Niagara Gazette — Over my 28 seasons with you, I’d like to think that I’ve provided you with many good tips on how to play the great game of golf just a little bit better. I also know that many of you take my tips to the driving range with the full intention of incorporating them into your swing.
The problem occurs when you either interpret the tip incorrectly or you simply cannot bring yourself to come out of your swing comfort zone and try something new.
Today, I have a tip for you that I consider the best single tip that I have ever shared. I like to call it “Being Steve Stricker," because the sensation I get when I integrate this tip into my swing is that I look and feel like Stricker, a smooth striker of the golf ball.
I have shared this sermon with you in prior columns over the years, but I’m more committed than ever that it can change your game for the better forever if you’ll just integrate it into your swing.
Let’s start with two obvious premises. Firstly, all golfers desire to hit their golf ball greater distances, and secondly, golf is a game of opposites. Incorporate these two notions into one principle and you have my tip of the year: If you want to hit your ball further, you must swing easy, and here’s why.

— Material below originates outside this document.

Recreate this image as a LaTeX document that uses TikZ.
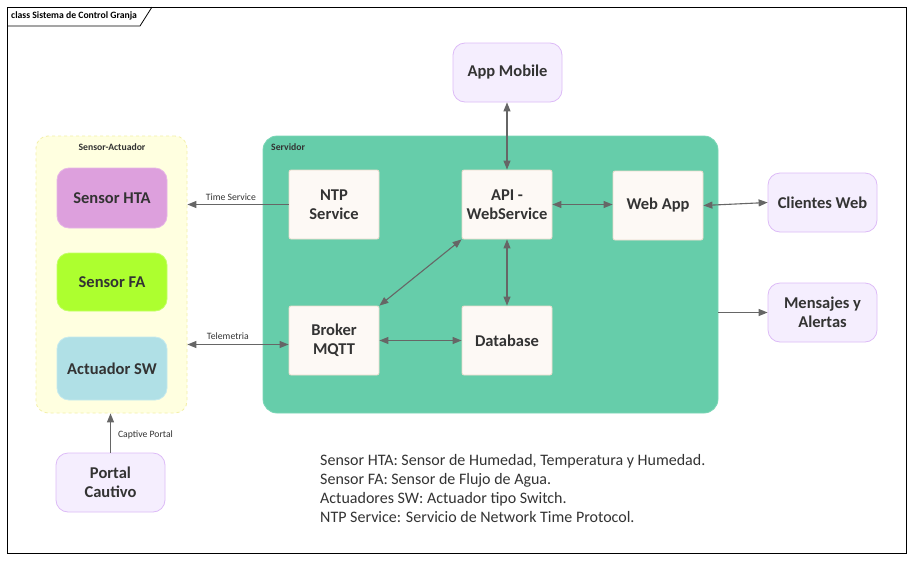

Even a speeding car starts out at low speeds and builds to a crescendo. If a car could start at 100 mph, it would surely shake, rattle, roll, and disintegrate. Your golf swing is like that car. If it starts smoothly, in control, it will build up clubhead speed in an organized way.
Within the rhythm of a effortless motion, the swing’s transition at the top can be observed. Nothing is more important to a great swing than its transition from backswing to downswing. Ninety percent of all players I observe have little or no pause at the top of their backswing. Their power transfer is virtually null and void.